The way Jim Boeheim stopped the reporter mid-question on Saturday, it was easy to tell he saw this one coming a mile away.

Well, Jim (No. 1) Kansas and (No. 2) Kentucky lost today …

‘Yeah,’ Syracuse’s head coach interrupted. ‘I don’t care. It doesn’t matter at all in our game where you’re rated, it really doesn’t.’

Of course, the point was to get Boeheim to talk about his first potential regular-season No. 1 ranking since 1990. An emphatic win over No. 7 Villanova Saturday, in addition to a colossal upheaval in the front end of the Top 25, left the Orange a prime candidate to fill the vacancy at the top.  

But he wasn’t biting. Just like most of his players in postgame interviews weren’t.
You see, it’s common speak among coaches and athletes to say they don’t believe in rankings. It’s like saying you treat every practice like game day, or that you believe in your coach after a 1-12 season — it’s a filtered and ultimately fallacious statement.

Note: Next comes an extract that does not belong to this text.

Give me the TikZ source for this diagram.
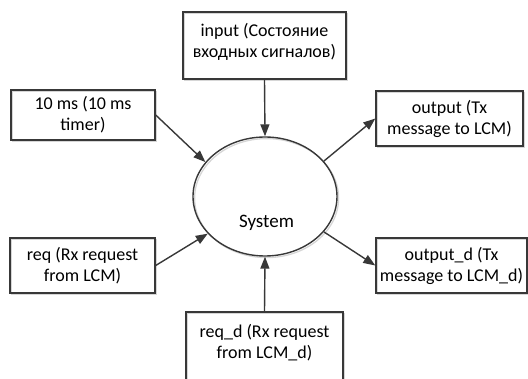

But in Syracuse’s case, we should all be inclined to believe them. This Orange team has seen firsthand the deceptive façade the Top 25 can be. Before the season started, it was shut out of the Associated Press poll and was picked to finish sixth in a conference where it just clinched at least a share of the title.

And now players are supposed to be excited about potentially reaching the apex of the one thing they’ve dismissed all season?  

No. They have the right to say, without question, that they don’t care about rankings.
‘We’re not concerned about anything except St. John’s,’ Boeheim said. ‘Whatever happens (regarding the rankings) happens and all the other stuff. This team has never thought for a minute this year whether we are ranked or not ranked or where our ranking is.’

Let me make one thing clear: This is not a series of jabs against the writers who vote in the AP Top 25, or the coaches in the ESPN/USA Today Top 25 — seven out of the last 10 NCAA national champions were, at one point, ranked No. 1 in those polls. Better than I could do.

For Syracuse, this is more about taking what’s read and heard with a grain of salt, something that will be exponentially more difficult if they earn the No. 1 ranking, and, for how long they keep it.

Here’s a preview: Following the Villanova game, at least four different reporters popped in front of Wes Johnson’s locker, shined the bright camera lights in his face and said definitively: Wes, are you guys the best team in the country?

Diligently, he entertained every single person who asked.

‘I’ll let everybody else decide that,’ Johnson said. ‘We’ll take it one game at a time. We had a good win tonight and we’ve got a good St. John’s team coming in. They’re playing well this year, so we need to prepare for them. But I think we’ll let everybody else decide that.’

And this will go on for the days, or weeks, Syracuse keeps the ranking. People will ask the Orange if it feels it has a target on its back. Whether or not the pressure mounts each and every game now that it’s the top dog.

With a loss, Syracuse’s weaknesses and failures will be magnified. Relinquishing the top spot will earn that dunce-cap NO.1 TEAM UPSET spot on SportsCenter’s daily rundown.
It’s a Mack-sized shot to the Orange’s confidence the team won’t need, or deserve. But only if it buys into the hype, believes that these polls actually mean something.

Instead, Syracuse players and fans need to listen to Boeheim. The rankings, in this case, really don’t matter. Getting too caught up in something so menial will only damage the team in the long run. Playing up to someone else’s standard damages team psyche during a time of year when it needs to be strongest.  

When people ask Syracuse players if they think they’re No. 1, they should all respond the way Rick Jackson did Saturday.

‘I love these guys, I see these guys every day,’ Jackson said. ‘I think they’re all a great bunch of guys. I think we go out and play hard.’

Pressed for more of an answer, he rolled his eyes and said of course he thinks he plays on the best team in the country, wouldn’t anyone?

And as far as the polls go, don’t worry — these things have a way of working themselves out without stressing. Remember those three teams in the last 10 years that won the national championship and were never No. 1 in the Top 25?

One was Maryland in 2002.

Another was Florida in 2006.

And then there was Syracuse, back in 2003.